▸ **AIM**
Please set down all the lines beneath this one exactly, without the pictures.

▸ **THE INPUT**
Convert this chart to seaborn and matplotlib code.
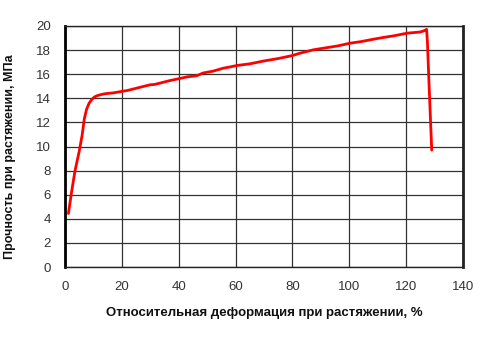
import matplotlib
matplotlib.use("Agg")
import matplotlib.pyplot as plt
import seaborn as sns
import pandas as pd

strain = [1.2, 2.3, 3.5, 5.0, 6.0, 6.8, 7.6, 8.5, 9.4, 10.3, 11.1, 12.5, 14.1, 17.0, 19.9, 22.0,
          24.0, 27.0, 29.9, 31.5, 33.4, 36.5, 39.9, 43.0, 46.3, 48.6, 52.0, 55.7, 58.0, 60.4,
          65.0, 70.0, 75.0, 80.0, 82.6, 87.3, 92.0, 96.0, 100.2, 104.0, 108.4, 112.0, 116.0,
          120.2, 122.5, 124.9, 126.3, 127.2, 127.5, 128.0, 128.6, 129.0]
stress = [4.44, 6.2, 7.96, 9.6, 10.9, 12.3, 13.1, 13.6, 13.9, 14.1, 14.2, 14.3, 14.38, 14.45, 14.57, 14.65,
          14.77, 14.95, 15.12, 15.15, 15.26, 15.45, 15.62, 15.78, 15.87, 16.1, 16.25, 16.5, 16.6, 16.72,
          16.86, 17.1, 17.3, 17.55, 17.74, 18.02, 18.2, 18.35, 18.57, 18.7, 18.9, 19.05, 19.2,
          19.4, 19.45, 19.5, 19.6, 19.72, 18.6, 15.5, 12.0, 9.7]

xticks = [0, 20, 40, 60, 80, 100, 120, 140]
yticks = [0, 2, 4, 6, 8, 10, 12, 14, 16, 18, 20]
xlabel = "Относительная деформация при растяжении, %"
ylabel = "Прочность при растяжении, МПа"

sns.set_style("white")
plt.rcParams['font.family'] = ['Liberation Sans', 'DejaVu Sans']

df = pd.DataFrame({"strain": strain, "stress": stress})

fig = plt.figure(figsize=(4.91, 3.37), dpi=100)
ax = fig.add_axes([65/491, 1 - 267/337, (463-65)/491, (267-26)/337])
sns.lineplot(data=df, x="strain", y="stress", ax=ax, color="#ff0000", lw=2.0, sort=False)

ax.set_xlim(0, 140)
ax.set_ylim(0, 20)
ax.set_xticks(xticks)
ax.set_yticks(yticks)
ax.set_xticklabels([str(t) for t in xticks], fontsize=9.5, color="#333333")
ax.set_yticklabels([str(t) for t in yticks], fontsize=9.5, color="#333333")
ax.grid(True, color="#333333", lw=0.9)
ax.set_axisbelow(True)
ax.tick_params(axis="both", direction="out", length=4, width=1, color="#222222", pad=6)
for s in ["top", "right", "bottom"]:
    ax.spines[s].set_color("#222222")
    ax.spines[s].set_linewidth(1.0)
ax.spines["left"].set_color("#000000")
ax.spines["left"].set_linewidth(2.0)
ax.spines["right"].set_linewidth(2.0)

ax.set_xlabel(xlabel, fontsize=9.5, fontweight="bold", color="#111111", labelpad=10)
ax.set_ylabel("")
fig.text(10/491, 1 - 157/337, ylabel, rotation=90, ha="center", va="center",
         fontsize=9, fontweight="bold", color="#111111")

fig.savefig("out.png", dpi=100, facecolor="white")
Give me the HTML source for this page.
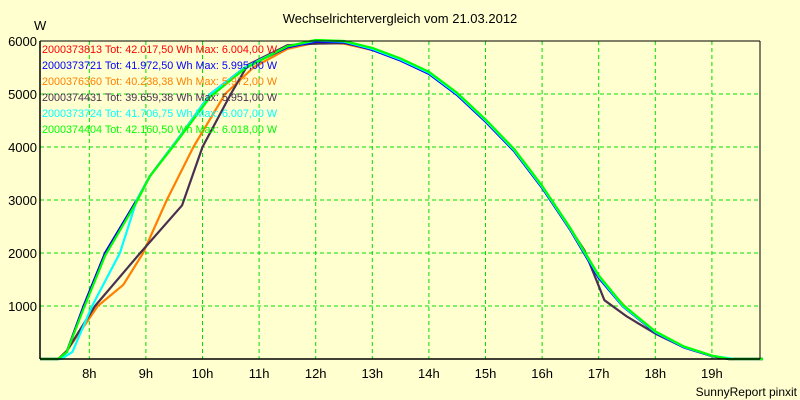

▸ **CORRECT ANSWER**
Convert this chart to seaborn and matplotlib code.
import matplotlib
matplotlib.use("Agg")
import matplotlib.pyplot as plt
import seaborn as sns
import pandas as pd

strain = [1.2, 2.3, 3.5, 5.0, 6.0, 6.8, 7.6, 8.5, 9.4, 10.3, 11.1, 12.5, 14.1, 17.0, 19.9, 22.0,
          24.0, 27.0, 29.9, 31.5, 33.4, 36.5, 39.9, 43.0, 46.3, 48.6, 52.0, 55.7, 58.0, 60.4,
          65.0, 70.0, 75.0, 80.0, 82.6, 87.3, 92.0, 96.0, 100.2, 104.0, 108.4, 112.0, 116.0,
          120.2, 122.5, 124.9, 126.3, 127.2, 127.5, 128.0, 128.6, 129.0]
stress = [4.44, 6.2, 7.96, 9.6, 10.9, 12.3, 13.1, 13.6, 13.9, 14.1, 14.2, 14.3, 14.38, 14.45, 14.57, 14.65,
          14.77, 14.95, 15.12, 15.15, 15.26, 15.45, 15.62, 15.78, 15.87, 16.1, 16.25, 16.5, 16.6, 16.72,
          16.86, 17.1, 17.3, 17.55, 17.74, 18.02, 18.2, 18.35, 18.57, 18.7, 18.9, 19.05, 19.2,
          19.4, 19.45, 19.5, 19.6, 19.72, 18.6, 15.5, 12.0, 9.7]

xticks = [0, 20, 40, 60, 80, 100, 120, 140]
yticks = [0, 2, 4, 6, 8, 10, 12, 14, 16, 18, 20]
xlabel = "Относительная деформация при растяжении, %"
ylabel = "Прочность при растяжении, МПа"

sns.set_style("white")
plt.rcParams['font.family'] = ['Liberation Sans', 'DejaVu Sans']

df = pd.DataFrame({"strain": strain, "stress": stress})

fig = plt.figure(figsize=(4.91, 3.37), dpi=100)
ax = fig.add_axes([65/491, 1 - 267/337, (463-65)/491, (267-26)/337])
sns.lineplot(data=df, x="strain", y="stress", ax=ax, color="#ff0000", lw=2.0, sort=False)

ax.set_xlim(0, 140)
ax.set_ylim(0, 20)
ax.set_xticks(xticks)
ax.set_yticks(yticks)
ax.set_xticklabels([str(t) for t in xticks], fontsize=9.5, color="#333333")
ax.set_yticklabels([str(t) for t in yticks], fontsize=9.5, color="#333333")
ax.grid(True, color="#333333", lw=0.9)
ax.set_axisbelow(True)
ax.tick_params(axis="both", direction="out", length=4, width=1, color="#222222", pad=6)
for s in ["top", "right", "bottom"]:
    ax.spines[s].set_color("#222222")
    ax.spines[s].set_linewidth(1.0)
ax.spines["left"].set_color("#000000")
ax.spines["left"].set_linewidth(2.0)
ax.spines["right"].set_linewidth(2.0)

ax.set_xlabel(xlabel, fontsize=9.5, fontweight="bold", color="#111111", labelpad=10)
ax.set_ylabel("")
fig.text(10/491, 1 - 157/337, ylabel, rotation=90, ha="center", va="center",
         fontsize=9, fontweight="bold", color="#111111")

fig.savefig("out.png", dpi=100, facecolor="white")
Give me the HTML source for this page.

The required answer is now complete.